== AVAILABLE DATA ==

····················

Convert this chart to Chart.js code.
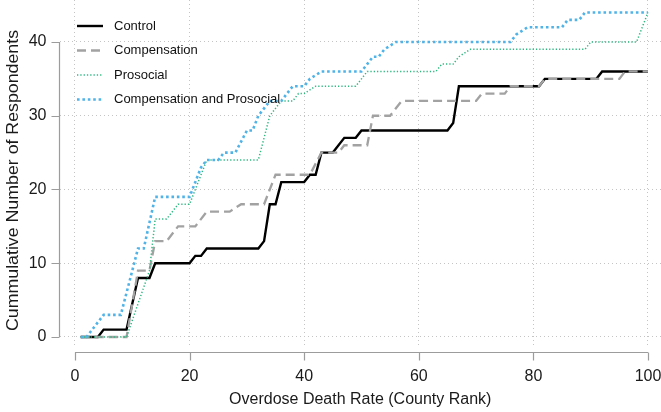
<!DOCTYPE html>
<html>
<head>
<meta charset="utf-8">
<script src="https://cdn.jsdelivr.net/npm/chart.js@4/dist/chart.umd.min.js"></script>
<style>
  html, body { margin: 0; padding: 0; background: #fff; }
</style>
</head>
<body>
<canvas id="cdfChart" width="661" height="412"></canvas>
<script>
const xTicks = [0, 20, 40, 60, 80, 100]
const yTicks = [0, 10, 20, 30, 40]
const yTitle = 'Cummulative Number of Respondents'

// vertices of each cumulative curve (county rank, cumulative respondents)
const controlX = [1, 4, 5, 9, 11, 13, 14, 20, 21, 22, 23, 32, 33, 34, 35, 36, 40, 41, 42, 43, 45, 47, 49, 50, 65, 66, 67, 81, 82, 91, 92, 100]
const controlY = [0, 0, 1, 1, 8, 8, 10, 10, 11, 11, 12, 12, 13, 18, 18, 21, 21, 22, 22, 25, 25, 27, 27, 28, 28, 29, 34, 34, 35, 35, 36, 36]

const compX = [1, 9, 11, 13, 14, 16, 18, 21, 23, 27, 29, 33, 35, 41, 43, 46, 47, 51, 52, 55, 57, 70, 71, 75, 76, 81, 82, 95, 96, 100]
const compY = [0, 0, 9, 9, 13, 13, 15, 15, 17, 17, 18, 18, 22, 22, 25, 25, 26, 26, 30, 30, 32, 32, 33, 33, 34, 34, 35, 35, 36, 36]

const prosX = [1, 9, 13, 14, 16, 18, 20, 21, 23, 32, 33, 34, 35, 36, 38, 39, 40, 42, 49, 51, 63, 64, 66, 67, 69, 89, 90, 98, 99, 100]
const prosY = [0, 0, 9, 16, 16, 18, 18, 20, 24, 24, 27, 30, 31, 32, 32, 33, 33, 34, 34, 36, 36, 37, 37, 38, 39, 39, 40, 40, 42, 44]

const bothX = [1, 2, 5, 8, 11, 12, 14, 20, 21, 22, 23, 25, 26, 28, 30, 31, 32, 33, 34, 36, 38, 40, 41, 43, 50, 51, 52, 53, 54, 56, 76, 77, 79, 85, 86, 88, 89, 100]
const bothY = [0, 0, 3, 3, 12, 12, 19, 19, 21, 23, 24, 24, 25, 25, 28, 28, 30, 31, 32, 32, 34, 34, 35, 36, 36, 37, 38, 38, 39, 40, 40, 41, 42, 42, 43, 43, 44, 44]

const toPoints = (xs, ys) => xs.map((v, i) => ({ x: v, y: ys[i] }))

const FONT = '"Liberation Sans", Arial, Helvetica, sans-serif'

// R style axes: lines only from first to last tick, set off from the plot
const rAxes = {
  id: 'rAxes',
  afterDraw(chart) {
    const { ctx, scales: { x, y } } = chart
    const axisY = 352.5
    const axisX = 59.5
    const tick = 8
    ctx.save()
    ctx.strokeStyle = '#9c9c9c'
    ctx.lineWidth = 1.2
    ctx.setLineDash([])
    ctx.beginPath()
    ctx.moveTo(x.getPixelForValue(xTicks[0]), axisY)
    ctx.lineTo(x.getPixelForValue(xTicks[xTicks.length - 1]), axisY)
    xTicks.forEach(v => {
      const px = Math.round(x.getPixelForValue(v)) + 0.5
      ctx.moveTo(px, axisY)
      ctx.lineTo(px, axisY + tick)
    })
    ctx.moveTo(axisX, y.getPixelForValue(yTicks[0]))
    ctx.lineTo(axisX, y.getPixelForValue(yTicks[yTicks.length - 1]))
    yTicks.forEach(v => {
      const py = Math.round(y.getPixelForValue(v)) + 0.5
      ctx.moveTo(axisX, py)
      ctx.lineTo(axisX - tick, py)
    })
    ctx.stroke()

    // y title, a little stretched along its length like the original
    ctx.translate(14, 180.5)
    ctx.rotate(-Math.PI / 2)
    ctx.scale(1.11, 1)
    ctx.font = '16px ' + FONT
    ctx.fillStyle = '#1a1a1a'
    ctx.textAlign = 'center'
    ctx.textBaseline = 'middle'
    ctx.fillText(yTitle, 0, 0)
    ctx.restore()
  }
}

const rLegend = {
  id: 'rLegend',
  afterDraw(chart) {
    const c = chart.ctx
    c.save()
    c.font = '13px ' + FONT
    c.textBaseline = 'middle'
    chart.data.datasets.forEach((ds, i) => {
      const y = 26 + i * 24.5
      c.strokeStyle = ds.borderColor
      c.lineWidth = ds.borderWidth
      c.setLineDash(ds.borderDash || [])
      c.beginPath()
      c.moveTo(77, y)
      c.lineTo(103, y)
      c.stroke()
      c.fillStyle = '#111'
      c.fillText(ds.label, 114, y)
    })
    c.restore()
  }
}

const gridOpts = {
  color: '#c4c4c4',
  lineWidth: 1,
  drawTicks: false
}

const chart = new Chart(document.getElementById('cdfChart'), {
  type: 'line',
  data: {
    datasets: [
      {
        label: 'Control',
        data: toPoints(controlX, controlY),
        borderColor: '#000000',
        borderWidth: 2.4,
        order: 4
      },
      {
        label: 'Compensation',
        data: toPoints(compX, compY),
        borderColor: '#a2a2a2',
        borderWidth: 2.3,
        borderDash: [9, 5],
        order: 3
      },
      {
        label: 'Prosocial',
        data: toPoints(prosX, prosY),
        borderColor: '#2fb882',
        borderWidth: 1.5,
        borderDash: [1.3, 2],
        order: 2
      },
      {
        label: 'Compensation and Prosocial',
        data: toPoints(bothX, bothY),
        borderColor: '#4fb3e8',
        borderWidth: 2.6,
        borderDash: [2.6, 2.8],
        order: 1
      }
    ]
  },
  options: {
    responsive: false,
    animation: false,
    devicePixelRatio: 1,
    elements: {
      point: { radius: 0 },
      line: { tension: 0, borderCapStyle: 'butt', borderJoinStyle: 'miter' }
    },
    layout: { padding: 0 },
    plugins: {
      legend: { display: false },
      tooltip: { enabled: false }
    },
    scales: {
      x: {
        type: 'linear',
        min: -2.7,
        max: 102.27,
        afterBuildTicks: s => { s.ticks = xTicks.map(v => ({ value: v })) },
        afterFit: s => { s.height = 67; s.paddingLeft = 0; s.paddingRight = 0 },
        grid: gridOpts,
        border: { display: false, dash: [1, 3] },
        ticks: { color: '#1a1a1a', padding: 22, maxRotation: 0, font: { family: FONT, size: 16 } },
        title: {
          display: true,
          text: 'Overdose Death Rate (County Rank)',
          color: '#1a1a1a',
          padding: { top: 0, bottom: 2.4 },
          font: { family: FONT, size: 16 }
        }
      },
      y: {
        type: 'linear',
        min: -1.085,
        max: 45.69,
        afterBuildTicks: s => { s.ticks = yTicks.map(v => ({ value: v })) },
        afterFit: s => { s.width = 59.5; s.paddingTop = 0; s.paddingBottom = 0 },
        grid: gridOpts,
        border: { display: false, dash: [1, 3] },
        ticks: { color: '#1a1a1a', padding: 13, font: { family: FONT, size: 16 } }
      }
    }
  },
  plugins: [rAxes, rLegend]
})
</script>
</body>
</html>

····················

Write the material out again exactly as it appears, dropping the pictures.

== EXERCISE RESPONSE ==
Convert this chart to Chart.js code.
<!DOCTYPE html>
<html>
<head>
<meta charset="utf-8">
<script src="https://cdn.jsdelivr.net/npm/chart.js@4/dist/chart.umd.min.js"></script>
<style>
  html, body { margin: 0; padding: 0; background: #fff; }
</style>
</head>
<body>
<canvas id="cdfChart" width="661" height="412"></canvas>
<script>
const xTicks = [0, 20, 40, 60, 80, 100]
const yTicks = [0, 10, 20, 30, 40]
const yTitle = 'Cummulative Number of Respondents'

// vertices of each cumulative curve (county rank, cumulative respondents)
const controlX = [1, 4, 5, 9, 11, 13, 14, 20, 21, 22, 23, 32, 33, 34, 35, 36, 40, 41, 42, 43, 45, 47, 49, 50, 65, 66, 67, 81, 82, 91, 92, 100]
const controlY = [0, 0, 1, 1, 8, 8, 10, 10, 11, 11, 12, 12, 13, 18, 18, 21, 21, 22, 22, 25, 25, 27, 27, 28, 28, 29, 34, 34, 35, 35, 36, 36]

const compX = [1, 9, 11, 13, 14, 16, 18, 21, 23, 27, 29, 33, 35, 41, 43, 46, 47, 51, 52, 55, 57, 70, 71, 75, 76, 81, 82, 95, 96, 100]
const compY = [0, 0, 9, 9, 13, 13, 15, 15, 17, 17, 18, 18, 22, 22, 25, 25, 26, 26, 30, 30, 32, 32, 33, 33, 34, 34, 35, 35, 36, 36]

const prosX = [1, 9, 13, 14, 16, 18, 20, 21, 23, 32, 33, 34, 35, 36, 38, 39, 40, 42, 49, 51, 63, 64, 66, 67, 69, 89, 90, 98, 99, 100]
const prosY = [0, 0, 9, 16, 16, 18, 18, 20, 24, 24, 27, 30, 31, 32, 32, 33, 33, 34, 34, 36, 36, 37, 37, 38, 39, 39, 40, 40, 42, 44]

const bothX = [1, 2, 5, 8, 11, 12, 14, 20, 21, 22, 23, 25, 26, 28, 30, 31, 32, 33, 34, 36, 38, 40, 41, 43, 50, 51, 52, 53, 54, 56, 76, 77, 79, 85, 86, 88, 89, 100]
const bothY = [0, 0, 3, 3, 12, 12, 19, 19, 21, 23, 24, 24, 25, 25, 28, 28, 30, 31, 32, 32, 34, 34, 35, 36, 36, 37, 38, 38, 39, 40, 40, 41, 42, 42, 43, 43, 44, 44]

const toPoints = (xs, ys) => xs.map((v, i) => ({ x: v, y: ys[i] }))

const FONT = '"Liberation Sans", Arial, Helvetica, sans-serif'

// R style axes: lines only from first to last tick, set off from the plot
const rAxes = {
  id: 'rAxes',
  afterDraw(chart) {
    const { ctx, scales: { x, y } } = chart
    const axisY = 352.5
    const axisX = 59.5
    const tick = 8
    ctx.save()
    ctx.strokeStyle = '#9c9c9c'
    ctx.lineWidth = 1.2
    ctx.setLineDash([])
    ctx.beginPath()
    ctx.moveTo(x.getPixelForValue(xTicks[0]), axisY)
    ctx.lineTo(x.getPixelForValue(xTicks[xTicks.length - 1]), axisY)
    xTicks.forEach(v => {
      const px = Math.round(x.getPixelForValue(v)) + 0.5
      ctx.moveTo(px, axisY)
      ctx.lineTo(px, axisY + tick)
    })
    ctx.moveTo(axisX, y.getPixelForValue(yTicks[0]))
    ctx.lineTo(axisX, y.getPixelForValue(yTicks[yTicks.length - 1]))
    yTicks.forEach(v => {
      const py = Math.round(y.getPixelForValue(v)) + 0.5
      ctx.moveTo(axisX, py)
      ctx.lineTo(axisX - tick, py)
    })
    ctx.stroke()

    // y title, a little stretched along its length like the original
    ctx.translate(14, 180.5)
    ctx.rotate(-Math.PI / 2)
    ctx.scale(1.11, 1)
    ctx.font = '16px ' + FONT
    ctx.fillStyle = '#1a1a1a'
    ctx.textAlign = 'center'
    ctx.textBaseline = 'middle'
    ctx.fillText(yTitle, 0, 0)
    ctx.restore()
  }
}

const rLegend = {
  id: 'rLegend',
  afterDraw(chart) {
    const c = chart.ctx
    c.save()
    c.font = '13px ' + FONT
    c.textBaseline = 'middle'
    chart.data.datasets.forEach((ds, i) => {
      const y = 26 + i * 24.5
      c.strokeStyle = ds.borderColor
      c.lineWidth = ds.borderWidth
      c.setLineDash(ds.borderDash || [])
      c.beginPath()
      c.moveTo(77, y)
      c.lineTo(103, y)
      c.stroke()
      c.fillStyle = '#111'
      c.fillText(ds.label, 114, y)
    })
    c.restore()
  }
}

const gridOpts = {
  color: '#c4c4c4',
  lineWidth: 1,
  drawTicks: false
}

const chart = new Chart(document.getElementById('cdfChart'), {
  type: 'line',
  data: {
    datasets: [
      {
        label: 'Control',
        data: toPoints(controlX, controlY),
        borderColor: '#000000',
        borderWidth: 2.4,
        order: 4
      },
      {
        label: 'Compensation',
        data: toPoints(compX, compY),
        borderColor: '#a2a2a2',
        borderWidth: 2.3,
        borderDash: [9, 5],
        order: 3
      },
      {
        label: 'Prosocial',
        data: toPoints(prosX, prosY),
        borderColor: '#2fb882',
        borderWidth: 1.5,
        borderDash: [1.3, 2],
        order: 2
      },
      {
        label: 'Compensation and Prosocial',
        data: toPoints(bothX, bothY),
        borderColor: '#4fb3e8',
        borderWidth: 2.6,
        borderDash: [2.6, 2.8],
        order: 1
      }
    ]
  },
  options: {
    responsive: false,
    animation: false,
    devicePixelRatio: 1,
    elements: {
      point: { radius: 0 },
      line: { tension: 0, borderCapStyle: 'butt', borderJoinStyle: 'miter' }
    },
    layout: { padding: 0 },
    plugins: {
      legend: { display: false },
      tooltip: { enabled: false }
    },
    scales: {
      x: {
        type: 'linear',
        min: -2.7,
        max: 102.27,
        afterBuildTicks: s => { s.ticks = xTicks.map(v => ({ value: v })) },
        afterFit: s => { s.height = 67; s.paddingLeft = 0; s.paddingRight = 0 },
        grid: gridOpts,
        border: { display: false, dash: [1, 3] },
        ticks: { color: '#1a1a1a', padding: 22, maxRotation: 0, font: { family: FONT, size: 16 } },
        title: {
          display: true,
          text: 'Overdose Death Rate (County Rank)',
          color: '#1a1a1a',
          padding: { top: 0, bottom: 2.4 },
          font: { family: FONT, size: 16 }
        }
      },
      y: {
        type: 'linear',
        min: -1.085,
        max: 45.69,
        afterBuildTicks: s => { s.ticks = yTicks.map(v => ({ value: v })) },
        afterFit: s => { s.width = 59.5; s.paddingTop = 0; s.paddingBottom = 0 },
        grid: gridOpts,
        border: { display: false, dash: [1, 3] },
        ticks: { color: '#1a1a1a', padding: 13, font: { family: FONT, size: 16 } }
      }
    }
  },
  plugins: [rAxes, rLegend]
})
</script>
</body>
</html>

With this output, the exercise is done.